I would push back with passion that AI writes “legitimately” better, as it has no character except the smoothed mean of all internet voices. The millennial gray of prose.
surfacedetail|11 days ago
zigzag312|12 days ago
Similar thing happens when something is designed by a committee. Good for an average use, but not really great for anything specific.
littlestymaar|13 days ago
It may write “objectively better”, but the very distinct feel of all AI generated prose makes it immediately recognizable as artificial and unbearable as a result.
aaplok|13 days ago
People have a distinct voice when they write, including (perhaps even especially) those without formal training in writing. That this voice is grating to the eyes of a well educated reader is a feature that says as much about the reader as it does about the writer.
Funnily enough, professional writers have long recognised this, as is shown by the never-ending list of authors who tried to capture certain linguistic styles in their work, particularly in American literature.

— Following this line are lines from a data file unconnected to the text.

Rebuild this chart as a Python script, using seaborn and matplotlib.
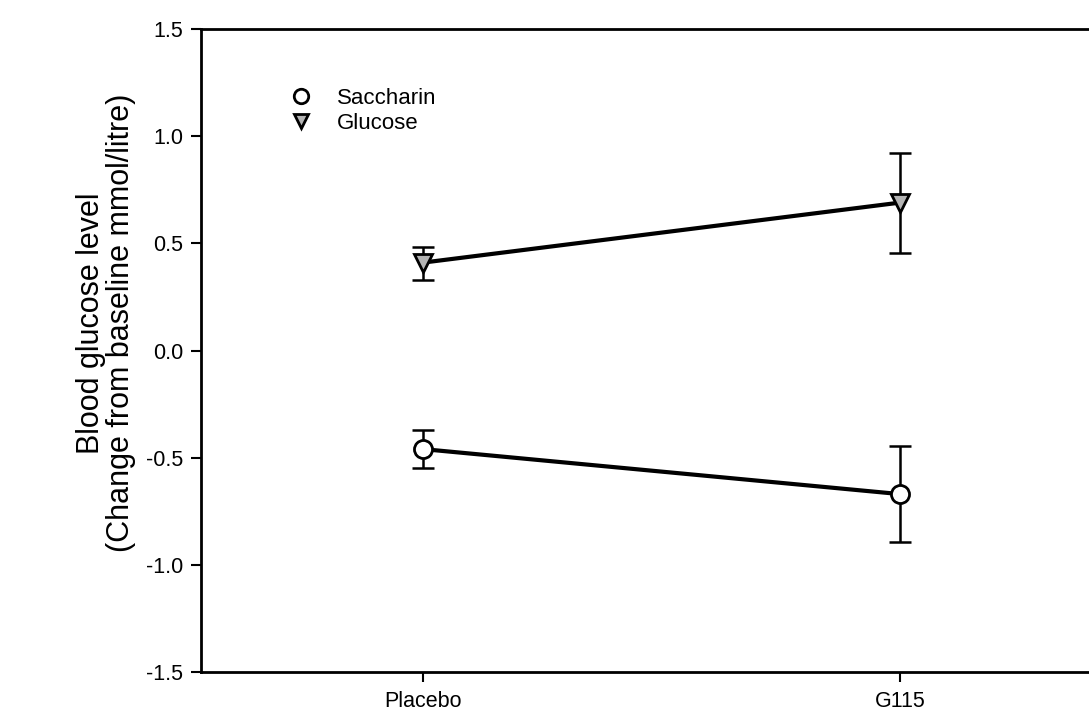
import numpy as np
import pandas as pd
import matplotlib.pyplot as plt
import seaborn as sns

groups = ["Placebo", "G115"]
saccharin_mean = [-0.46, -0.67]
saccharin_err_lo = [0.09, 0.225]
saccharin_err_hi = [0.09, 0.225]
glucose_mean = [0.41, 0.69]
glucose_err_lo = [0.08, 0.235]
glucose_err_hi = [0.075, 0.23]

sns.set_style("ticks")
plt.rcParams['font.family'] = ['Liberation Sans', 'DejaVu Sans']

x = np.arange(len(groups))
df = pd.DataFrame({
    "x": np.concatenate([x, x]),
    "y": saccharin_mean + glucose_mean,
    "drink": ["Saccharin"] * len(groups) + ["Glucose"] * len(groups),
})

fig = plt.figure(figsize=(10.89, 7.25), dpi=100)
ax = fig.add_axes([0.1846, 0.0731, 0.8154, 0.8869])

sns.lineplot(data=df, x="x", y="y", hue="drink", palette=["black", "black"],
             linewidth=3, legend=False, ax=ax, zorder=2)

ax.errorbar(x, saccharin_mean, yerr=[saccharin_err_lo, saccharin_err_hi], fmt="none",
            ecolor="black", elinewidth=1.8, capsize=8, capthick=1.8, zorder=1)
ax.errorbar(x, glucose_mean, yerr=[glucose_err_lo, glucose_err_hi], fmt="none",
            ecolor="black", elinewidth=1.8, capsize=8, capthick=1.8, zorder=1)

ax.plot(x, saccharin_mean, "o", ms=13, mfc="white", mec="black", mew=2,
        ls="none", label="Saccharin", zorder=3)
ax.plot(x, glucose_mean, "v", ms=13, mfc="#b4b4b4", mec="black", mew=2,
        ls="none", label="Glucose", zorder=3)

ax.set_xlim(-0.465, 1.396)
ax.set_ylim(-1.5, 1.5)
ax.set_yticks([-1.5, -1.0, -0.5, 0.0, 0.5, 1.0, 1.5])
ax.set_yticklabels(["-1.5", "-1.0", "-0.5", "0.0", "0.5", "1.0", "1.5"])
ax.set_xticks(x)
ax.set_xticklabels(groups)
ax.tick_params(axis="both", direction="out", length=7, width=1.5, labelsize=15.5,
               colors="black", pad=6)
ax.tick_params(axis="x", pad=7)

for s in ["left", "bottom", "top"]:
    ax.spines[s].set_linewidth(2)
    ax.spines[s].set_color("black")
ax.spines["right"].set_visible(False)

ax.set_xlabel("")
ax.set_ylabel("Blood glucose level\n(Change from baseline mmol/litre)", fontsize=22,
              linespacing=1.0, color="black")
ax.yaxis.set_label_coords(-0.073, 0.543)

leg = ax.legend(loc="upper left", bbox_to_anchor=(0.075, 0.94), frameon=False,
                fontsize=16, handletextpad=1.0, labelspacing=0.2, markerscale=0.8,
                handlelength=1.2, labelcolor="black")

fig.savefig("out.png", dpi=100)
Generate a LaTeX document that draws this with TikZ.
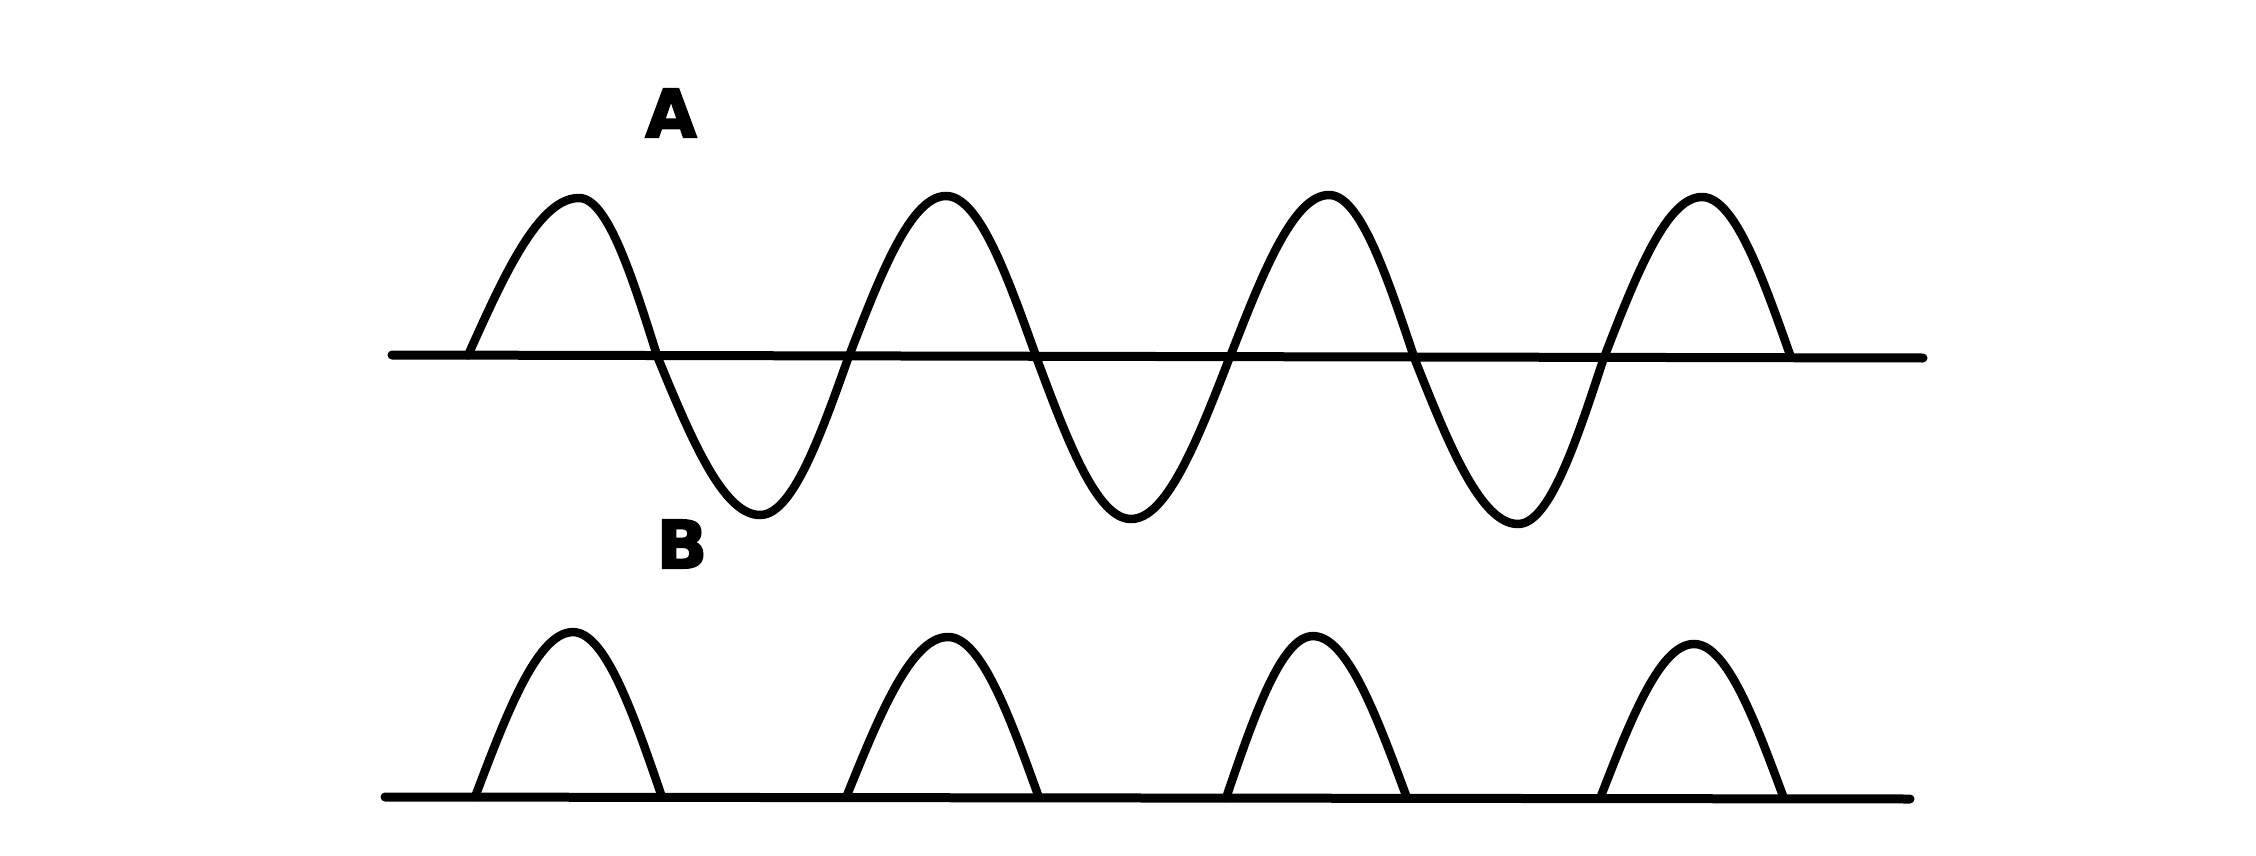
\documentclass[tikz,border=0pt]{standalone}
\usepackage{fontspec}
\newfontfamily\lblfont[RawFeature={embolden=3}]{DejaVu Sans Bold}
\begin{document}
\begin{tikzpicture}[x=1pt,y=-1pt,
  axisline/.style={line width=9pt,line cap=round},
  waveline/.style={line width=8.5pt,line join=round,line cap=round},
  lbl/.style={inner sep=0pt,font=\lblfont\fontsize{66}{66}\selectfont}]
\useasboundingbox[fill=white] (0,0) rectangle (2256,856);
% labels
\node[lbl] (labA) at (671,113) {A};
\node[lbl] (labB) at (682,544) {B};
% axes
\coordinate (aL) at (392,355);
\coordinate (aR) at (1923,358);
\coordinate (bL) at (385,797);
\coordinate (bR) at (1910,799);
\draw[axisline] (aL) -- (aR);
\draw[axisline] (bL) -- (bR);
% wave A: half cycles (crossing / extremum / crossing / baseline / signed amplitude)
\foreach \ca/\p/\cb/\yb/\amp in {468/579/657/355.4/157.4, 657/760/849/355.7/-159.3,
    849/946/1036/356.1/160.1, 1036/1131/1230/356.5/-162.5,
    1230/1329/1414/356.9/161.9, 1414/1518/1604/357.3/-166.7,
    1604/1702/1791/357.6/160.6}{
  \draw[waveline] plot[smooth,samples=40,domain=0:90]
    ({\ca+(\p-\ca)*\x/90},{\yb-\amp*sin(\x)})
    -- plot[smooth,samples=40,domain=0:90]
    ({\p+(\cb-\p)*\x/90},{\yb-\amp*cos(\x)});
}
% wave B: half-wave rectified humps
\foreach \ca/\p/\cb/\yb/\amp in {475/573/662/797.1/165, 846/948/1039/797.7/160.7,
    1226/1313/1407/798.1/162, 1600/1694/1784/798.6/154.6}{
  \draw[waveline] plot[smooth,samples=40,domain=0:90]
    ({\ca+(\p-\ca)*\x/90},{\yb-\amp*sin(\x)})
    -- plot[smooth,samples=40,domain=0:90]
    ({\p+(\cb-\p)*\x/90},{\yb-\amp*cos(\x)});
}
\end{tikzpicture}
\end{document}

There are situations where you may want this class marker to be erased, because being associated with a certain social class can have negative impact on your social prospects. But it remains that something is being lost in the process, and that something is the personality and identity of the writer.
Retric|13 days ago
Which is the real issue, we’re flooding channels not designed for such low effort submissions. AI slop is just SPAM in a different context.
andrewflnr|13 days ago
lucyjojo|9 days ago
JamesBarney|13 days ago
(ordered from best to worst)
1. Author using AI well
2. Author not using AI
3. Author using AI poorly
With the gap between 1 and 2 being driven by the underlying quality of the writer and how well they use AI. A really good writer sees marginal improvements and a really poor one can see vast improvements.
lich_king|13 days ago
But the critical point is that you need to stay in control. And a lot of people just delegate the entire process to an LLM: "here's a thought I had, write a blog post about it", "write a design doc for a system that does X", "write a book about how AI changed my life". And then they ship it and then outsource the process of making sense of the output and catching errors to others.
It also results in the creation of content that, frankly, shouldn't exist because it has no reason to exist. The number of online content that doesn't say anything at all has absolutely exploded in the past 2-3 years. Including a lot of LLM-generated think pieces about LLMs that grace the hallways of HN.